Le calvaire des victimes d'esclavage moderne au Brésil
Ismauir de Sousa a passé trente ans dans des fermes du nord du Brésil, sous-alimenté, soumis à des journées de travail harassantes, dormant sous des bâches en plastique et buvant la même eau que les animaux.
Son cauchemar a pris fin en 2003, mais ses souvenirs sont à fleur de peau, en pleine polémique autour d'une ordonnance du gouvernement qui assouplit les normes régissant la lutte contre l'esclavage moderne.
"Les conditions de travail étaient si mauvaises que la souffrance commençait dès que je sortais de chez moi", confie Ismauir, 58 ans, lors d'entretien à l'AFP par téléphone.
L'ordonnance, publiée le 16 octobre, redéfinit le concept d'esclavage moderne, le limitant presque exclusivement aux situations de privation de la liberté.
Mais le texte ne prend plus en compte les notions de conditions dégradantes, ce qui placerait les fermiers chez qui travaillait Ismauir hors d'atteinte des sanctions.
Son application a été suspendue par une juge de la Cour suprême la semaine dernière, après une avalanche de critiques aussi bien au Brésil que de la part de institutions internationales, comme l'ONU et l'OIT.
Le Brésil est le dernier pays d'Amérique à avoir aboli l'esclavage, en 1888. De nombreuses plaintes liées à l'esclavage moderne continuent cependant de viser certains groupes industriels et surtout de grands propriétaires terriens.
- Grève des inspecteurs -
Comme Ismauir, Gildasio Silva a été victime de cette forme d'exploitation. Il y a dix ans, il est parti avec ses trois enfants travailler dans une ferme du Maranhão (nord-est).
"J'ai passé six mois dans les champs et je n'ai jamais reçu le moindre centime. Je devais toujours de l'argent, parce qu'il fallait payer les outils et la nourriture, que les propriétaires vendaient à des prix prohibitifs", raconte-t-il.
Âgé de 27 ans à l'époque, il est parvenu à s'enfuir et est revenu trois mois plus tard avec une équipe d'inspecteurs du travail qui a permis de libérer vingt autres personnes.
"Ces inspections sauvent la vie de gens qui se sentent perdus", explique Gildasio.
En 1995, le Brésil a renforcé son dispositif de lutte contre l'esclavage moderne, avec des avancées saluées par les organisations internationales. Depuis, plus de 50.000 personnes ont été libérées du joug d'employeurs peu scrupuleux.

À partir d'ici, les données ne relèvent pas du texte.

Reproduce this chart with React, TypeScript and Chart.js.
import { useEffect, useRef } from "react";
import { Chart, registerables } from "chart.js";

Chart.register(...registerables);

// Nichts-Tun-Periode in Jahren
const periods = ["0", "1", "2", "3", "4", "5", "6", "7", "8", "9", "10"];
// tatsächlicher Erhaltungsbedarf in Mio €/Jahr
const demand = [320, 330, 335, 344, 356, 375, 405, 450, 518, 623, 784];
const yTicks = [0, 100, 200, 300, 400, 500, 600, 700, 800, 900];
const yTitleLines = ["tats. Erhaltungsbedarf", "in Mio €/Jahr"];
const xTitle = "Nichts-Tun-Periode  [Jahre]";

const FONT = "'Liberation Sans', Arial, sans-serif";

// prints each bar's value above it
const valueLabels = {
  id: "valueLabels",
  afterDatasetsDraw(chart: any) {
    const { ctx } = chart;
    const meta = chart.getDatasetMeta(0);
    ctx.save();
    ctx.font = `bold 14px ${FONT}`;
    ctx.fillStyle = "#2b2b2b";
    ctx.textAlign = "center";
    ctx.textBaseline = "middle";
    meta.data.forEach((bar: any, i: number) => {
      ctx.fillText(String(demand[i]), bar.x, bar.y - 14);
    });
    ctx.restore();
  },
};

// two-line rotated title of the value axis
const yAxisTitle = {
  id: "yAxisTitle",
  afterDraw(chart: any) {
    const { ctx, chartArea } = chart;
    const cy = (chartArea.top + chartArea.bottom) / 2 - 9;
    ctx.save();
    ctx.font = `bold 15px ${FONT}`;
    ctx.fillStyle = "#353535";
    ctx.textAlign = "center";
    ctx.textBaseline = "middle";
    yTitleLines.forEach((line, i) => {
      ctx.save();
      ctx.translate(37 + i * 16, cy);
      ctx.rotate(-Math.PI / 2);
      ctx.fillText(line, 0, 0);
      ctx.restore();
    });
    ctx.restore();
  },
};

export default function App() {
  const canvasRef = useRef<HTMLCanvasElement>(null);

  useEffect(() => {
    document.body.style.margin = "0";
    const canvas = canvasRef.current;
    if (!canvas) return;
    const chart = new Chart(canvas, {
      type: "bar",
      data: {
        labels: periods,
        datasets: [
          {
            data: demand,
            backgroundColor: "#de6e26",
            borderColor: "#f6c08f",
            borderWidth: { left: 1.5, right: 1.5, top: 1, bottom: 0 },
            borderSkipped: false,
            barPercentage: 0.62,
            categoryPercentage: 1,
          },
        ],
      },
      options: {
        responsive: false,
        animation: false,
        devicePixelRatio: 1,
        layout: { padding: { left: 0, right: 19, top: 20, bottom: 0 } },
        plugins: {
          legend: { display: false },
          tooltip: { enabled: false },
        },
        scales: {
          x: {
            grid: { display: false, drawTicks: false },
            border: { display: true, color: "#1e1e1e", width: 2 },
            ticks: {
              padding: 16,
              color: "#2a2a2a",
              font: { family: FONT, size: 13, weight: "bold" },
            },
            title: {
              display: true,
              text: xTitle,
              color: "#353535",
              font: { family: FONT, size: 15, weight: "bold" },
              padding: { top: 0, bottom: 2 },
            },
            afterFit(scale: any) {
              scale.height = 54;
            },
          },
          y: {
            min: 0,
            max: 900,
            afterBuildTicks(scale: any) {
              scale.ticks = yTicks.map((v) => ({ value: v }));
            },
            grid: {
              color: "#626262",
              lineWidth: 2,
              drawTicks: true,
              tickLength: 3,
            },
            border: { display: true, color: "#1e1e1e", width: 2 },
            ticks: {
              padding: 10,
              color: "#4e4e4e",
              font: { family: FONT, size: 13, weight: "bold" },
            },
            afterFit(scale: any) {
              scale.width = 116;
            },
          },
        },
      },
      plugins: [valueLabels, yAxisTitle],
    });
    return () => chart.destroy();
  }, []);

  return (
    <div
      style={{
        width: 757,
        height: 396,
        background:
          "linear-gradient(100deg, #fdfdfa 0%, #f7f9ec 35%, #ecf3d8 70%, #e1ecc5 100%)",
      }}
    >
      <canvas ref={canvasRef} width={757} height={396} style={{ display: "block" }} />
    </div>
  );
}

Considérée par de nombreux critiques comme un retour en arrière, l'ordonnance du gouvernement constitue une "erreur monumentale", dénonce Xavier Plassat, de la Commission Pastorale de la Terre (CPT), association catholique qui lutte depuis trente ans en défense des travailleurs ruraux.
Ce frère dominicain français accuse le président conservateur Michel Temer d'avoir pris cette mesure pour "acheter des voix" au Parlement, en satisfaisant "de vieilles revendications du lobby de l'agro-business", représenté par plus de 200 députés.
L'ordonnance a été publiée quelques jours avant un vote de la chambre des députés ayant permis au chef de l'État de sauver son mandat en bloquant l'ouverture d'un procès à son encontre pour de graves accusations de corruption.
- "Réduire les inégalités" -
"Depuis le début, ce gouvernement donnait des signes qu'il favoriserait des secteurs spécifiques de l'économie mécontents de la définition en vigueur de l'esclavage moderne", affirme Renato Bignami, inspecteur du Ministère du travail.
Après la publication de l'ordonnance, des inspecteurs du travail chargés du lutter contre l'esclavage moderne ont fait grève, considérant que les nouvelles règles enfreignaient la Constitution brésilienne, ainsi que de nombreuses conventions internationales.
Selon Xavier Plassat, "75% à 90% des cas qui relèvent actuellement de l'esclavage moderne sont dus à des conditions dégradantes", un critère absent dans le nouveau texte.
"Je ne pensais pas que c'était possible d'être un esclave de nos jours, mais quand j'ai vu que ma famille avait faim, je n'ai pas eu le choix, j'ai été forcé à travailler", se souvient Gildasio Silva.
Au milieu de cette avalanche de critiques, l'ordonnance a été défendue par le ministre de l'agriculture Blairo Maggi.
Dans un entretien au journal O Globo, ce riche propriétaire terrien s'est dit farouchement opposé à l'esclavage moderne, mais a affirmé que le secteur agricole "vivait dans l'incertitude" et que le gouvernement a su "résoudre" le problème avec les nouvelles règles.